Economic Impact of School Shutdown during Covid-19

GS Paper – 2,3 Education, Government Policies & Interventions, Growth & Development

Why in the news?

According to an Asian Development Bank (ADB) report, India’s GDP is anticipated to suffer the greatest decrease in South Asia as a result of the Covid-19-related school shutdown.

School closures resulted in a drop in global GDP and employment.
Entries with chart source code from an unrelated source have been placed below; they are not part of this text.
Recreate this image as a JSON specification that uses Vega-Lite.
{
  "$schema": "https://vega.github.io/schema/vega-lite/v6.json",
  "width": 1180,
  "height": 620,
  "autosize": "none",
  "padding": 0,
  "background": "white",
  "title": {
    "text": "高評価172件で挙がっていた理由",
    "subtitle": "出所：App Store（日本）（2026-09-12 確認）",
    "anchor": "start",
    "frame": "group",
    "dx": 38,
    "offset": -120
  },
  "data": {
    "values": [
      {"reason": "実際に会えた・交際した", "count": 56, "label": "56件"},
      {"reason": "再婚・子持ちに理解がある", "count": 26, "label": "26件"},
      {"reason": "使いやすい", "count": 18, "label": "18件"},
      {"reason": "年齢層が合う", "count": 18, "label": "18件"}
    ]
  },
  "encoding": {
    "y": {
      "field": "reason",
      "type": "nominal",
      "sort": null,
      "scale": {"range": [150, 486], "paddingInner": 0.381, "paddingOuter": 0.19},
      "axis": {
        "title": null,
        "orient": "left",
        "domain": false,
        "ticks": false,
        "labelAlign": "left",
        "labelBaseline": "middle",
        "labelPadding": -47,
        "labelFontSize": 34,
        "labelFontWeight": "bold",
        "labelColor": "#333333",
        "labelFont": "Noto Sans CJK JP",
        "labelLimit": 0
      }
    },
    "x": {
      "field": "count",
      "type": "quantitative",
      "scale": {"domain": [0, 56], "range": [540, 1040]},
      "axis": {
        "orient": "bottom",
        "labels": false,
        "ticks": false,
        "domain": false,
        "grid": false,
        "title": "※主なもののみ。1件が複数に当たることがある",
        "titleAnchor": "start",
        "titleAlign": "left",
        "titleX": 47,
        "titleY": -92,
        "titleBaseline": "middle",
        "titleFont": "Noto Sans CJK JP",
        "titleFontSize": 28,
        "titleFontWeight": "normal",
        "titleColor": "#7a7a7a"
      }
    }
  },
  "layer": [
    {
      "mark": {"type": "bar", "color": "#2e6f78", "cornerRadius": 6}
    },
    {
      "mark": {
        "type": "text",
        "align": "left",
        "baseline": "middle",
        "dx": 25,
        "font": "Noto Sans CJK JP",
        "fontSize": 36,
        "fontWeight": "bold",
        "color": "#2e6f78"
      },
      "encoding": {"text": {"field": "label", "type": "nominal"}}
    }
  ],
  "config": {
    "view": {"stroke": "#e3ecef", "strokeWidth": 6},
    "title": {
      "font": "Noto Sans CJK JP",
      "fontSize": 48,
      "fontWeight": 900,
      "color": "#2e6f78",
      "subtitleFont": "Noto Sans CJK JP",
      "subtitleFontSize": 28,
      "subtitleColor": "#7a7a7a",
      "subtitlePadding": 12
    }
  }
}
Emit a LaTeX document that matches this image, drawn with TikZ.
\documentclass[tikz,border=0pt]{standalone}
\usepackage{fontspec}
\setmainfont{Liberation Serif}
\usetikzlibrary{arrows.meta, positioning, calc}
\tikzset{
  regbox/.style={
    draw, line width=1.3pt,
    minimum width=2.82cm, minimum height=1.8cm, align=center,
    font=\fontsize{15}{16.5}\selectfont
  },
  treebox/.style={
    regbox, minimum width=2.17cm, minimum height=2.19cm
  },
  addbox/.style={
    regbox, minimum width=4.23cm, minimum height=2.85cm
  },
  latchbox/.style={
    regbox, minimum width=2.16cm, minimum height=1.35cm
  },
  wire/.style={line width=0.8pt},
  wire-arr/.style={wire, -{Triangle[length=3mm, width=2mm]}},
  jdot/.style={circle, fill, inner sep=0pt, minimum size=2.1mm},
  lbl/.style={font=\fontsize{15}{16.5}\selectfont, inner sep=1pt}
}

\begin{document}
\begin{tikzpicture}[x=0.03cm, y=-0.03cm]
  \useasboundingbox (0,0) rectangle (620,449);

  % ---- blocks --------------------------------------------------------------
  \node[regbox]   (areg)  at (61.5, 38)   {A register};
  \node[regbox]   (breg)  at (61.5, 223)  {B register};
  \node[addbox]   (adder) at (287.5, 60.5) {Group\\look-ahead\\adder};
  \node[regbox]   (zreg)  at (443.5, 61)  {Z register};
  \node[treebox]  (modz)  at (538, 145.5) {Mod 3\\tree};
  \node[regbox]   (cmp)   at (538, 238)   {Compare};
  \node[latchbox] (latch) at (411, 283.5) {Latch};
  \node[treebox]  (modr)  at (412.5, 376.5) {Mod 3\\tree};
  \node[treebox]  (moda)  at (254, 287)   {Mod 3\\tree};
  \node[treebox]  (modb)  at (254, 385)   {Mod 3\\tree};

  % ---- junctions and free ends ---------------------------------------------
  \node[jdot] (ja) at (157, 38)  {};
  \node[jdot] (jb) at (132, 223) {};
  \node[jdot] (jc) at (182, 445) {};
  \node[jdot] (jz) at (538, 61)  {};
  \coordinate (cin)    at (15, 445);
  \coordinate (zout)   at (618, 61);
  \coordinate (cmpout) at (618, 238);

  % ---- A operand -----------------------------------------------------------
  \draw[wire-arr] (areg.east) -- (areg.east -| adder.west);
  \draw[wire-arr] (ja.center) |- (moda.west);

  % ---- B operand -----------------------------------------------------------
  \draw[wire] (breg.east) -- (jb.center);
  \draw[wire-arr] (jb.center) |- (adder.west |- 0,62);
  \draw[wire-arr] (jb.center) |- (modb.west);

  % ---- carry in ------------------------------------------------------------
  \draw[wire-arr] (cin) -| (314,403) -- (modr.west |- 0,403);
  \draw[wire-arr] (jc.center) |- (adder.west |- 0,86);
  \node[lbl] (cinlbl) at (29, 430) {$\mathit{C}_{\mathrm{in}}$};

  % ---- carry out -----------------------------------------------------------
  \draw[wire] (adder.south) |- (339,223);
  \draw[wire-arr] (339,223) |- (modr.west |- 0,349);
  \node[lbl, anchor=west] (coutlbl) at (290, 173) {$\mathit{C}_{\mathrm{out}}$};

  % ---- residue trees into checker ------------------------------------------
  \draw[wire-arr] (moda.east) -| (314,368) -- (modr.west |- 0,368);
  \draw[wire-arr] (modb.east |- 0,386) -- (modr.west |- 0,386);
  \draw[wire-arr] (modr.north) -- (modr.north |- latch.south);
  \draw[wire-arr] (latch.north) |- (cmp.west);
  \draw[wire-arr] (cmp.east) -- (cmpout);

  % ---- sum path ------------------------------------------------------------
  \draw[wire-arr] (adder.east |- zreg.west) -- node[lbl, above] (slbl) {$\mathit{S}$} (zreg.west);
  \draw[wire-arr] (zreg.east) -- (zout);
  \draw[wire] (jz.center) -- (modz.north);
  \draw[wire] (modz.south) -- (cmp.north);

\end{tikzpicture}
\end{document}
This scenario is projected to worsen with time.

India was one of the countries with the longest school closures during the Covid-19 pandemic.
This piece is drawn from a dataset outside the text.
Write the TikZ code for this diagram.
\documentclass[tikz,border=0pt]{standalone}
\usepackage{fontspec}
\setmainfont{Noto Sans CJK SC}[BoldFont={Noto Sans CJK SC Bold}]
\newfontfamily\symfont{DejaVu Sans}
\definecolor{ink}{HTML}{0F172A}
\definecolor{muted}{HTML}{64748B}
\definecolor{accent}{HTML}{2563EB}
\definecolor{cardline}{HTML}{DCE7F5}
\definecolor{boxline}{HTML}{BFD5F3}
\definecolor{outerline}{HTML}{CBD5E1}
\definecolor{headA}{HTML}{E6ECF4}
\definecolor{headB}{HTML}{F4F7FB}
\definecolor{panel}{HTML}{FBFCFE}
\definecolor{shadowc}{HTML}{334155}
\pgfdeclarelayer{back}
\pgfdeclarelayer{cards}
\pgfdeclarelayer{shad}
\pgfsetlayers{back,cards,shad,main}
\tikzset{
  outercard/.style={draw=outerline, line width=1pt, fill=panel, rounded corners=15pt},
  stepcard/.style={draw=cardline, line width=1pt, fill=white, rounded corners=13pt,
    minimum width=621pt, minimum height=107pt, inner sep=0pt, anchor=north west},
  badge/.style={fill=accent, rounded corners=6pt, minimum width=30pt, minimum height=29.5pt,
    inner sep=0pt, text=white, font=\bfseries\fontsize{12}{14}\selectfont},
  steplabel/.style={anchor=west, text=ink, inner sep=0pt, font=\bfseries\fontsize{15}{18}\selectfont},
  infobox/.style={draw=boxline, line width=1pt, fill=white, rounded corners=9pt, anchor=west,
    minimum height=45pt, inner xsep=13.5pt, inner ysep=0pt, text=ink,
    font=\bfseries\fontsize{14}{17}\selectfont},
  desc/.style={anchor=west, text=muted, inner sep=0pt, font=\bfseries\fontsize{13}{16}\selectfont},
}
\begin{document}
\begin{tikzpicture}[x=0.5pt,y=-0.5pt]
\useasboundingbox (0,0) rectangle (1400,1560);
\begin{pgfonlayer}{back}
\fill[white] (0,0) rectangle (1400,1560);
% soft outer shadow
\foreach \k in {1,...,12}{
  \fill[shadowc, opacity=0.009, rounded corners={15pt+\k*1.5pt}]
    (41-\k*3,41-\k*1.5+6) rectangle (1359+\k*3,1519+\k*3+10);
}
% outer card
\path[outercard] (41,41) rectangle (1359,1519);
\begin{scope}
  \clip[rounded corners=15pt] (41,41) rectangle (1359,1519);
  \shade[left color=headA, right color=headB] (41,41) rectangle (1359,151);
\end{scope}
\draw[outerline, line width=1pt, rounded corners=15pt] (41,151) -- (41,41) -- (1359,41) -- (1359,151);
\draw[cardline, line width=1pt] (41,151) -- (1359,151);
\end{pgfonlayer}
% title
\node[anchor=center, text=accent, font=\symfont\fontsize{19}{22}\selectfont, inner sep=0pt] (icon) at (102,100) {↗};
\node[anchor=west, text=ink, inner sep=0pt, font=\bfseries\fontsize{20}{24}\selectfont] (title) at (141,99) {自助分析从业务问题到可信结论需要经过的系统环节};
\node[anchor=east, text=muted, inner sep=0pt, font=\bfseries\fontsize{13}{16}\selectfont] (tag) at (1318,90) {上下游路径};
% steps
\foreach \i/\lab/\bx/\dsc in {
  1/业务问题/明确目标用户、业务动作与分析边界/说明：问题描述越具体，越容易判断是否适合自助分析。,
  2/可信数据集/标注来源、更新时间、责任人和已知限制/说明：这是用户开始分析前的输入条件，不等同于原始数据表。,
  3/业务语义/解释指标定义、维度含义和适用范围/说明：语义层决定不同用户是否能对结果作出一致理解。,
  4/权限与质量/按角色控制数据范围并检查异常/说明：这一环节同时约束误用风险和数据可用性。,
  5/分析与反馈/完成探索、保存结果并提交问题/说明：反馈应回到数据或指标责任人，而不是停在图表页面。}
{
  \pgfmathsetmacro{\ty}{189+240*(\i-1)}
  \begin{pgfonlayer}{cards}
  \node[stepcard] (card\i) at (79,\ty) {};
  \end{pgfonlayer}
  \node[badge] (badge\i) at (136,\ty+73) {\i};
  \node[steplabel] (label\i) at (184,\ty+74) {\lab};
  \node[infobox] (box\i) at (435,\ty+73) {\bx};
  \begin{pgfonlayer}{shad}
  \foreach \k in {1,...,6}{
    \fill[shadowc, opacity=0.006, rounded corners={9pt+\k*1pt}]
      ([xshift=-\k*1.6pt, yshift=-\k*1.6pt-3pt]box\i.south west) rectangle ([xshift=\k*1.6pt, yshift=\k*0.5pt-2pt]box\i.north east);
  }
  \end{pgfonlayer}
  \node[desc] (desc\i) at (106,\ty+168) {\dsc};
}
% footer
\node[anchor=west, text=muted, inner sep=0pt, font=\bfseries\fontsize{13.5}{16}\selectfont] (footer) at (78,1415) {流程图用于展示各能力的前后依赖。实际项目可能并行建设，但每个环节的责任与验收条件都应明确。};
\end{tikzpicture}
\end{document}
What will be the most significant economic impact?

Global Situation:

  • Economic impact:

GDP is expected to fall by 0.19 percent in 2024, 0.64 percent in 2028, and 1.11 percent in 2030, totaling $943 billion.

  • The Effect on Skilled Labor:

School closures will deprive around 5.44 million persons worldwide of employment in the skilled labour market by 2030.

Employment is expected to fall by 0.05 percent in 2024, 0.25 percent in 2026, and 0.75 percent in 2030, for a total salary loss of $94.86 billion.

  • The Effect on Unskilled Labor:

The employment rate is expected to fall to 0.22 percent in 2025, 0.51 percent in 2027, and 1.15 percent in 2030.

In 2030, about 35.69 million persons would shift to the unskilled labour force, resulting in $121.54 billion in lost pay.

  • Different effects on various economies:

Across Asia, the worst-affected economies are those with large rural student populations, as well as those in the poorest and second wealth quintiles. This is due to challenges with internet connectivity, making online education inaccessible.

As many impacted students transitioned to unskilled labour, economies with a large proportion of unskilled labour employment suffered significant learning and earning losses.

Indian Situation:

  • Economic impact:

In terms of percentages, its GDP will fall by 0.34 percent in 2023, 1.36 percent in 2026, and 3.19 percent in 2030.

By 2030, India will account for 10% of the $943 billion global GDP loss.

  • The Effect on Labor:

At the moment, India’s workforce consists of 408.4 million unskilled workers and 72.65 million skilled workers.

With a 1% and 2% reduction in skilled and unskilled labour jobs, respectively, a large migration towards unskilled labour is predicted.

What exactly is the Asian Development Bank?

The Asian Development Bank (ADB) was founded in 1966.

It consists of 68 people. India is a founder member of the organisation. 49 are from Asia and the Pacific, while 19 are from elsewhere.

Its goal is to encourage social and economic development throughout Asia and the Pacific.

ADB’s five largest shareholders as of December 31, 2020 are Japan and the United States (each with 15.6 percent of total shares), the People’s Republic of China (6.4 percent), India (6.3 percent), and Australia (5.8 percent ).

Its headquarters are in Manila, the Philippines.

The Way Forward

The Indian government is taking aggressive steps to stabilise the economy, including monetary easing, fiscal stimulus, and supportive financial regulation. It also recently launched the e-Shram portal. However, greater investments in education are required, as well as a focus on closing the digital divide, to offset the impact of learning deficits during the pandemic.

Assessments for pandemic-affected pupils can help with learning recovery.

The government should emphasise education spending in the budget. Adequate funding and resources must be directed toward students from rural, economically disadvantaged, and socially disadvantaged communities who were disproportionately affected by the pandemic.

Furthermore, young skill training programmes for those who have previously graduated from high school must be launched.

Educational reforms must be implemented to promote both face-to-face and distant learning.